[BEGIN]
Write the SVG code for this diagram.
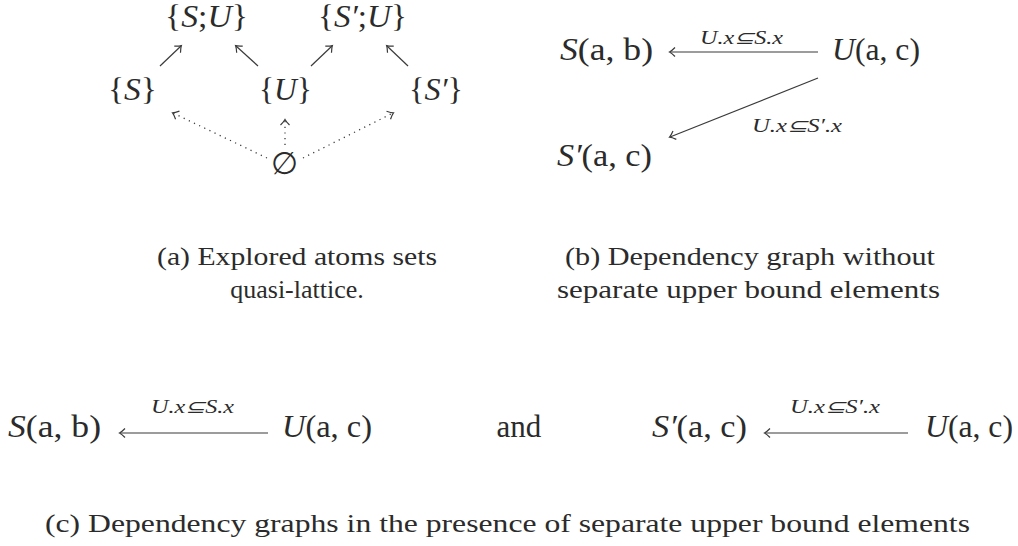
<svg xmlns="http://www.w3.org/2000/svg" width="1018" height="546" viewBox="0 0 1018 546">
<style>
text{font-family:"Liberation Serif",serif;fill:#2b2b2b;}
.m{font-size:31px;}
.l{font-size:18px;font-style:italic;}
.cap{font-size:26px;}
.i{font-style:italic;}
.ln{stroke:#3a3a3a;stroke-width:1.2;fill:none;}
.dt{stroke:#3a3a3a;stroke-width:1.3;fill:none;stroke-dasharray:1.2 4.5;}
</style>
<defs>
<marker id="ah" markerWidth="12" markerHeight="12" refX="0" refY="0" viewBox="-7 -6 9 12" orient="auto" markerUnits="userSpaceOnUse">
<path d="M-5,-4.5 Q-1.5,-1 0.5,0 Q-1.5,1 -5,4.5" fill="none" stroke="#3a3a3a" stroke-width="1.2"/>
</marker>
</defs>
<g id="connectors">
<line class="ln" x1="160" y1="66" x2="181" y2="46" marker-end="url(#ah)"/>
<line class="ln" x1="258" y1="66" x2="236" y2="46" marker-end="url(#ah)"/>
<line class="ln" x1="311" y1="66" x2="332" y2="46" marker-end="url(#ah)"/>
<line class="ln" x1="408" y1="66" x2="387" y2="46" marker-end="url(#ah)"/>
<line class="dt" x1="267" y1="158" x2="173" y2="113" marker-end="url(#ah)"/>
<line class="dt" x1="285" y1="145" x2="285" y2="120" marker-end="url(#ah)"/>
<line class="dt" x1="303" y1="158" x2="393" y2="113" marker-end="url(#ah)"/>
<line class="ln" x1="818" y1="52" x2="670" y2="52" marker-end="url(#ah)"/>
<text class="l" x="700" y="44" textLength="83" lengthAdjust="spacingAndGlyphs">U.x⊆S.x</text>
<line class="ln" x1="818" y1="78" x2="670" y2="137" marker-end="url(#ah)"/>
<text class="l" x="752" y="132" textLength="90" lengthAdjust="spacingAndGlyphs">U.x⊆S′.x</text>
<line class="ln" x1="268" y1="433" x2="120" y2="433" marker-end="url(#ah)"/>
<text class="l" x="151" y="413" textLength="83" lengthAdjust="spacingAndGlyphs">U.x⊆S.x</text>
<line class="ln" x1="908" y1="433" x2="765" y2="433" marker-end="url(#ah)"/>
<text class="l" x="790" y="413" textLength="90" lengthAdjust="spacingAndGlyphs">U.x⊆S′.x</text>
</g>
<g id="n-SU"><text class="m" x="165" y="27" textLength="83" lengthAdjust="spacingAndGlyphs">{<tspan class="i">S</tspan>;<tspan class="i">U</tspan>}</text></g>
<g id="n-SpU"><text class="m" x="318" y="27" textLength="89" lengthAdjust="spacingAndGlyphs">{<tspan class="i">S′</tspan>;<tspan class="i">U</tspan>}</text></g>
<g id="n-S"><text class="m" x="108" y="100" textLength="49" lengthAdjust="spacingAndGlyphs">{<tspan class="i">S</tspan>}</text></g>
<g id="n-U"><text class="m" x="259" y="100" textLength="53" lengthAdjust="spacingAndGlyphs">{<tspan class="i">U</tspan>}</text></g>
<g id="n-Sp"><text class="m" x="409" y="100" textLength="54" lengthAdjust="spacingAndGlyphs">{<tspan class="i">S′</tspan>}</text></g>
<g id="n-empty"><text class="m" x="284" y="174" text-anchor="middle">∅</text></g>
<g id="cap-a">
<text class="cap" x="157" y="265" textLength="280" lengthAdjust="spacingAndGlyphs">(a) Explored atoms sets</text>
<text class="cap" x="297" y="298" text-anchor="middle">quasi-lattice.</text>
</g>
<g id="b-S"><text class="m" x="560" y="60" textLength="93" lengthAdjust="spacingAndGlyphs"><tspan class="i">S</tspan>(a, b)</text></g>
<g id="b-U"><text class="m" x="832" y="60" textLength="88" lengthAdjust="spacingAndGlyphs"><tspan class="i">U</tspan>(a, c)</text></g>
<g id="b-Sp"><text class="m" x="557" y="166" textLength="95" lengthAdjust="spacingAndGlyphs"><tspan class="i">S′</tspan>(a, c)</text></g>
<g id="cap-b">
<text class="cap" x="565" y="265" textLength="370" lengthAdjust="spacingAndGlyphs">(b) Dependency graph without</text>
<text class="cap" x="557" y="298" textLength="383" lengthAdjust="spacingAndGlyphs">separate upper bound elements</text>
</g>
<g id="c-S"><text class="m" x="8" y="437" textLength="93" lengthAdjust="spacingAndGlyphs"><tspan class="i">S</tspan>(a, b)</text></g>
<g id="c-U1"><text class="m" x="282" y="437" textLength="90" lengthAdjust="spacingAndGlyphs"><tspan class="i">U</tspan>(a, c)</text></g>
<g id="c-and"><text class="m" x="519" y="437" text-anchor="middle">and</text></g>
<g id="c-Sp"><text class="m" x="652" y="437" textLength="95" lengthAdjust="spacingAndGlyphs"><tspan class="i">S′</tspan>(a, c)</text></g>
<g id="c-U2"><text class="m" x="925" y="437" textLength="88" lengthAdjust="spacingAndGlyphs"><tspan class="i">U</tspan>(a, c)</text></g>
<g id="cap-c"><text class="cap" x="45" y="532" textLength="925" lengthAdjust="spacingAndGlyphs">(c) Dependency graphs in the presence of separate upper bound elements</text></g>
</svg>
[END]
The task: Without the pictures, repeat the listing above exactly.

Task answer:
Write the SVG code for this diagram.
<svg xmlns="http://www.w3.org/2000/svg" width="1018" height="546" viewBox="0 0 1018 546">
<style>
text{font-family:"Liberation Serif",serif;fill:#2b2b2b;}
.m{font-size:31px;}
.l{font-size:18px;font-style:italic;}
.cap{font-size:26px;}
.i{font-style:italic;}
.ln{stroke:#3a3a3a;stroke-width:1.2;fill:none;}
.dt{stroke:#3a3a3a;stroke-width:1.3;fill:none;stroke-dasharray:1.2 4.5;}
</style>
<defs>
<marker id="ah" markerWidth="12" markerHeight="12" refX="0" refY="0" viewBox="-7 -6 9 12" orient="auto" markerUnits="userSpaceOnUse">
<path d="M-5,-4.5 Q-1.5,-1 0.5,0 Q-1.5,1 -5,4.5" fill="none" stroke="#3a3a3a" stroke-width="1.2"/>
</marker>
</defs>
<g id="connectors">
<line class="ln" x1="160" y1="66" x2="181" y2="46" marker-end="url(#ah)"/>
<line class="ln" x1="258" y1="66" x2="236" y2="46" marker-end="url(#ah)"/>
<line class="ln" x1="311" y1="66" x2="332" y2="46" marker-end="url(#ah)"/>
<line class="ln" x1="408" y1="66" x2="387" y2="46" marker-end="url(#ah)"/>
<line class="dt" x1="267" y1="158" x2="173" y2="113" marker-end="url(#ah)"/>
<line class="dt" x1="285" y1="145" x2="285" y2="120" marker-end="url(#ah)"/>
<line class="dt" x1="303" y1="158" x2="393" y2="113" marker-end="url(#ah)"/>
<line class="ln" x1="818" y1="52" x2="670" y2="52" marker-end="url(#ah)"/>
<text class="l" x="700" y="44" textLength="83" lengthAdjust="spacingAndGlyphs">U.x⊆S.x</text>
<line class="ln" x1="818" y1="78" x2="670" y2="137" marker-end="url(#ah)"/>
<text class="l" x="752" y="132" textLength="90" lengthAdjust="spacingAndGlyphs">U.x⊆S′.x</text>
<line class="ln" x1="268" y1="433" x2="120" y2="433" marker-end="url(#ah)"/>
<text class="l" x="151" y="413" textLength="83" lengthAdjust="spacingAndGlyphs">U.x⊆S.x</text>
<line class="ln" x1="908" y1="433" x2="765" y2="433" marker-end="url(#ah)"/>
<text class="l" x="790" y="413" textLength="90" lengthAdjust="spacingAndGlyphs">U.x⊆S′.x</text>
</g>
<g id="n-SU"><text class="m" x="165" y="27" textLength="83" lengthAdjust="spacingAndGlyphs">{<tspan class="i">S</tspan>;<tspan class="i">U</tspan>}</text></g>
<g id="n-SpU"><text class="m" x="318" y="27" textLength="89" lengthAdjust="spacingAndGlyphs">{<tspan class="i">S′</tspan>;<tspan class="i">U</tspan>}</text></g>
<g id="n-S"><text class="m" x="108" y="100" textLength="49" lengthAdjust="spacingAndGlyphs">{<tspan class="i">S</tspan>}</text></g>
<g id="n-U"><text class="m" x="259" y="100" textLength="53" lengthAdjust="spacingAndGlyphs">{<tspan class="i">U</tspan>}</text></g>
<g id="n-Sp"><text class="m" x="409" y="100" textLength="54" lengthAdjust="spacingAndGlyphs">{<tspan class="i">S′</tspan>}</text></g>
<g id="n-empty"><text class="m" x="284" y="174" text-anchor="middle">∅</text></g>
<g id="cap-a">
<text class="cap" x="157" y="265" textLength="280" lengthAdjust="spacingAndGlyphs">(a) Explored atoms sets</text>
<text class="cap" x="297" y="298" text-anchor="middle">quasi-lattice.</text>
</g>
<g id="b-S"><text class="m" x="560" y="60" textLength="93" lengthAdjust="spacingAndGlyphs"><tspan class="i">S</tspan>(a, b)</text></g>
<g id="b-U"><text class="m" x="832" y="60" textLength="88" lengthAdjust="spacingAndGlyphs"><tspan class="i">U</tspan>(a, c)</text></g>
<g id="b-Sp"><text class="m" x="557" y="166" textLength="95" lengthAdjust="spacingAndGlyphs"><tspan class="i">S′</tspan>(a, c)</text></g>
<g id="cap-b">
<text class="cap" x="565" y="265" textLength="370" lengthAdjust="spacingAndGlyphs">(b) Dependency graph without</text>
<text class="cap" x="557" y="298" textLength="383" lengthAdjust="spacingAndGlyphs">separate upper bound elements</text>
</g>
<g id="c-S"><text class="m" x="8" y="437" textLength="93" lengthAdjust="spacingAndGlyphs"><tspan class="i">S</tspan>(a, b)</text></g>
<g id="c-U1"><text class="m" x="282" y="437" textLength="90" lengthAdjust="spacingAndGlyphs"><tspan class="i">U</tspan>(a, c)</text></g>
<g id="c-and"><text class="m" x="519" y="437" text-anchor="middle">and</text></g>
<g id="c-Sp"><text class="m" x="652" y="437" textLength="95" lengthAdjust="spacingAndGlyphs"><tspan class="i">S′</tspan>(a, c)</text></g>
<g id="c-U2"><text class="m" x="925" y="437" textLength="88" lengthAdjust="spacingAndGlyphs"><tspan class="i">U</tspan>(a, c)</text></g>
<g id="cap-c"><text class="cap" x="45" y="532" textLength="925" lengthAdjust="spacingAndGlyphs">(c) Dependency graphs in the presence of separate upper bound elements</text></g>
</svg>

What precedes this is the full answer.